Outside of the dance room was quiet room with a bar. I made my way to the less dramatic space and quickly made friends with a barman who Skillo later informed me I should call “Tarzan.”

We were at a cultural center, the home of hundreds of immigrant families of who don’t have a place to stay. The basement of the center hosts a variety of events each month, including the tango night we were attending. They range anywhere from zumba to writing workshops, I observed, as Skillo thrust a calendar into my hands.

“Pittsburgh, Pennsylvania,” Tarzan shouted when I returned from a cigarette. I told him he had a good memory. He made a show of disagreeing. Tarzan and Skillo told me the whole operation was illegal. I asked how it was running so successfully. “The police can’t arrest us because we don’t let them in,” skillo beamed, a tiny wrinkle traveling through the star shaped scar situated under his left eye.

We talked politics for awhile, it seems neither of them supported Hilary or Trump. Bernie Sanders was “OK.” They laughed and joked with staff workers who all came from diverse backgrounds. Most who worked here also lived upstairs.

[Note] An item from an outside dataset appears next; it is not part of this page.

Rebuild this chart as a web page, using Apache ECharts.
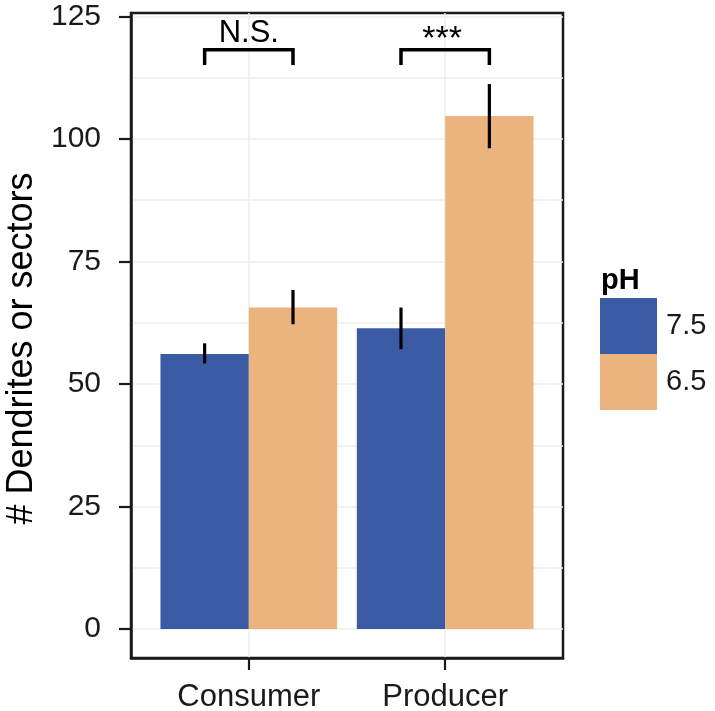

“I want to see you here again,” Skillo said, he was about to go upstairs and take some rest. When I said goodbye, I was reminded of a lot of great people I have met. He had an unwavering personality, a keen interest in life and the people who inhabit it. He was himself with no restraint, and I thought back to my years working in bars and meeting characters of the same fabric. These are the real people. The ones who don’t care how much money’s in your pocket or who you know. They’re the ones who have seen things, not always good, but came out on the other side with a child-like innocence about the nature of man. When I agreed to come to tango, I didn’t know what I was going for. Sometimes life pulls you in the right direction.